In recent months I have taken up reading printed newspapers instead of reading online. It’s a decidedly low-tech, tactile experience. And what I have most come to appreciate is the boundedness of the activity, the constraints imposed by a form which is, simply, just what it is. There are no hyperlinks, no pop-ups, no advertising or stories chosen on the basis of my previous browsing habits. A single edition contains just what it contains, and no more.
The effect on me of this particular, immutable, physical arrangement of words and ideas is often quite profound. I read with much greater attention, free of the urge to jump out and away any time a link catches my eye. I read about topics I don’t read about online, because the paper does not hide from me perspectives and ideas that are different from my own. I am called to step into other worlds – worlds distinct from those shared with me by my Facebook friends and by the advertisers who are determined to sell to me what they already know that I like.
Mostly, though, I am freed by the containment of the form to be up to just one thing, and I experience this as enormously satisfying.

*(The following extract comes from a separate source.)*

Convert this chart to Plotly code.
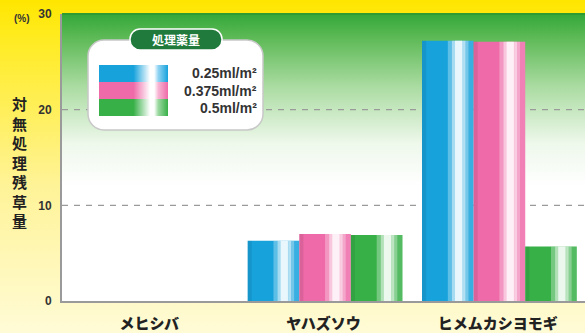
import base64
import plotly.graph_objects as go

# ---------------- data ----------------
categories = ["メヒシバ", "ヤハズソウ", "ヒメムカシヨモギ"]
series_names = ["0.25ml/m²", "0.375ml/m²", "0.5ml/m²"]
dose_025 = [0, 6.3, 27.2]
dose_0375 = [0, 7.0, 27.1]
dose_05 = [0, 6.9, 5.7]
y_tickvals = [0, 10, 20, 30]
y_ticktext = ["0", "10", "20", "30"]
legend_title = "処理薬量"
y_title = "対無処理残草量"

# ---------------- styling ----------------
W, H = 585, 333
L, R, T, B = 62, 0, 14, 32
PW, PH = W - L - R, H - T - B
colors = ["#17a2dc", "#ee6aa8", "#38b048"]
light = ["#8fd3f2", "#f7b5d3", "#9ad89f"]
FONT = "Noto Sans CJK JP"
LATIN = "Liberation Sans"


def px(x):
    return (x - L) / PW


def py(y):
    return (H - B - y) / PH


def svg_uri(svg):
    return "data:image/svg+xml;base64," + base64.b64encode(svg.encode()).decode()


paper_svg = f"""<svg xmlns='http://www.w3.org/2000/svg' width='{W}' height='{H}' preserveAspectRatio='none'>
<defs><linearGradient id='g' x1='0' y1='0' x2='0' y2='1'>
<stop offset='0' stop-color='#ffe600'/><stop offset='0.12' stop-color='#ffeb22'/>
<stop offset='0.55' stop-color='#fff396'/><stop offset='1' stop-color='#fffbd6'/>
</linearGradient></defs><rect width='{W}' height='{H}' fill='url(#g)'/></svg>"""

plot_svg = """<svg xmlns='http://www.w3.org/2000/svg' width='100' height='100' preserveAspectRatio='none'>
<defs><linearGradient id='g' x1='0' y1='0' x2='0' y2='1'>
<stop offset='0' stop-color='#33a83a'/><stop offset='0.08' stop-color='#5cb955'/>
<stop offset='0.25' stop-color='#a9dba0'/><stop offset='0.45' stop-color='#eef8eb'/>
<stop offset='0.6' stop-color='#ffffff'/><stop offset='1' stop-color='#ffffff'/>
</linearGradient></defs><rect width='100' height='100' fill='url(#g)'/></svg>"""

# legend box (box, colour swatches, title pill) drawn as one overlay picture in figure pixels
sw_y = [65, 82, 99]
defs = ""
rects = ""
for i in range(3):
    c, lc = colors[i], light[i]
    defs += (f"<linearGradient id='s{i}' x1='0' y1='0' x2='1' y2='0'>"
             f"<stop offset='0' stop-color='{c}'/><stop offset='0.5' stop-color='{c}'/>"
             f"<stop offset='0.74' stop-color='#ffffff'/><stop offset='0.8' stop-color='#ffffff'/>"
             f"<stop offset='0.86' stop-color='{lc}'/><stop offset='1' stop-color='{c}'/>"
             f"</linearGradient>")
    rects += f"<rect x='99' y='{sw_y[i]}' width='69' height='17' fill='url(#s{i})'/>"
legend_svg = (f"<svg xmlns='http://www.w3.org/2000/svg' width='{W}' height='{H}' viewBox='0 0 {W} {H}' "
              f"preserveAspectRatio='none'><defs>{defs}</defs>"
              f"<rect x='88' y='40' width='175' height='90' rx='16' ry='16' fill='white' "
              f"stroke='#c8c8c8' stroke-width='1.5'/>{rects}"
              f"<rect x='130' y='29' width='92' height='21' rx='10' ry='10' fill='#1f7a3c' "
              f"stroke='white' stroke-width='1.5'/></svg>")

fig = go.Figure()

series = [dose_025, dose_0375, dose_05]
bw = 0.296
off0 = -0.435
# highlight layers (relative start, relative width, opacity) to fake cylinder shading
highlights = [(0.50, 0.40, 0.30), (0.58, 0.26, 0.45), (0.64, 0.14, 0.75), (0.80, 0.20, 0.15)]
for i, (vals, name) in enumerate(zip(series, series_names)):
    off = off0 + i * bw
    fig.add_trace(go.Bar(
        x=categories, y=vals, name=name, offset=off, width=bw,
        marker=dict(color=colors[i], line=dict(width=0)),
        showlegend=False,
    ))
    for rs, rw, op in highlights:
        fig.add_trace(go.Bar(
            x=categories, y=vals, offset=off + rs * bw, width=rw * bw,
            marker=dict(color="white", opacity=op, line=dict(width=0)),
            showlegend=False, hoverinfo="skip",
        ))
    fig.add_trace(go.Bar(
        x=categories, y=vals, offset=off, width=0.08 * bw,
        marker=dict(color="black", opacity=0.08, line=dict(width=0)),
        showlegend=False, hoverinfo="skip",
    ))

images = [
    dict(source=svg_uri(paper_svg), xref="paper", yref="paper",
         x=px(0), y=py(0), sizex=W / PW, sizey=H / PH,
         xanchor="left", yanchor="top", sizing="stretch", layer="below"),
    dict(source=svg_uri(plot_svg), xref="paper", yref="paper",
         x=0, y=1, sizex=1, sizey=1, xanchor="left", yanchor="top",
         sizing="stretch", layer="below"),
    dict(source=svg_uri(legend_svg), xref="paper", yref="paper",
         x=px(0), y=py(0), sizex=W / PW, sizey=H / PH,
         xanchor="left", yanchor="top", sizing="stretch", layer="above"),
]

shapes = [dict(type="line", xref="paper", yref="paper", x0=0, x1=1, y0=1, y1=1,
               line=dict(color="#2e9a34", width=2), layer="above")]
for gv in [10, 20]:
    shapes.append(dict(type="line", xref="paper", yref="y", x0=0, x1=1, y0=gv, y1=gv,
                       line=dict(color="#9a9a9a", width=1.3, dash="6px,6px"), layer="below"))

annotations = []
for i, name in enumerate(series_names):
    annotations.append(dict(text=f"<b>{name}</b>", xref="paper", yref="paper",
                            x=px(258), y=py(sw_y[i] + 8.5), xanchor="right", yanchor="middle",
                            borderpad=0, showarrow=False,
                            font=dict(family=LATIN, size=14, color="#333333")))
annotations += [
    dict(text=f"<b>{legend_title}</b>", xref="paper", yref="paper",
         x=px(176), y=py(39.5), xanchor="center", yanchor="middle",
         showarrow=False, font=dict(family=FONT, size=12, color="white")),
    dict(text="<b>" + "<br>".join(y_title) + "</b>", xref="paper", yref="paper",
         x=px(19), y=py(162), xanchor="center", yanchor="middle",
         showarrow=False, font=dict(family=FONT, size=15, color="#222222")),
    dict(text="<b>(%)</b>", xref="paper", yref="paper",
         x=px(22), y=py(18), xanchor="center", yanchor="middle",
         showarrow=False, font=dict(family=LATIN, size=10, color="#333333")),
]

fig.update_layout(
    width=W, height=H,
    margin=dict(l=L, r=R, t=T, b=B),
    paper_bgcolor="#fff6a8",
    plot_bgcolor="rgba(0,0,0,0)",
    barmode="overlay",
    showlegend=False,
    images=images,
    shapes=shapes,
    annotations=annotations,
    xaxis=dict(
        type="category", range=[-0.5, 2.5], showgrid=False, zeroline=False,
        showline=True, linecolor="#9a9a9a", linewidth=2,
        tickfont=dict(family=FONT, size=15, color="#222222", weight=900),
        ticks="", ticklabelstandoff=8, fixedrange=True,
    ),
    yaxis=dict(
        range=[0, 30], tickvals=y_tickvals, ticktext=y_ticktext,
        showgrid=False, zeroline=False, showline=True, linecolor="#9a9a9a", linewidth=2,
        tickfont=dict(family=LATIN, size=12, color="#333333", weight=900),
        ticks="", ticklabelstandoff=6, fixedrange=True,
    ),
)

fig.write_html("out.html")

We have been sold powerfully on the freedom to choose whatever we want, whenever we want, and promised that realising this freedom is the pinnacle of human achievement and fulfilment. It’s a promise that often feeds our restlessness and rootlessness. Reading the newspaper reminds me of a parallel possibility, that of choosing to purposefully limit our own choices, of the beauty and dignity of commitment.
It is but a small example of a powerful principle by which we can live. Our willingness to bind ourselves by a promise, to give up a superficial freedom, uncovers a deeper, more significant freedom. It’s when we’re prepared to be up to one thing that we stop skimming across the surface of experience and find ourselves invited into a deepening engagement with the world.
And if it’s true of reading the newspaper, how much more true it becomes when we are willing to make life-defining commitments, those that bind us into a particular kind of care and attentiveness to the world, and have us set aside trying to do it all.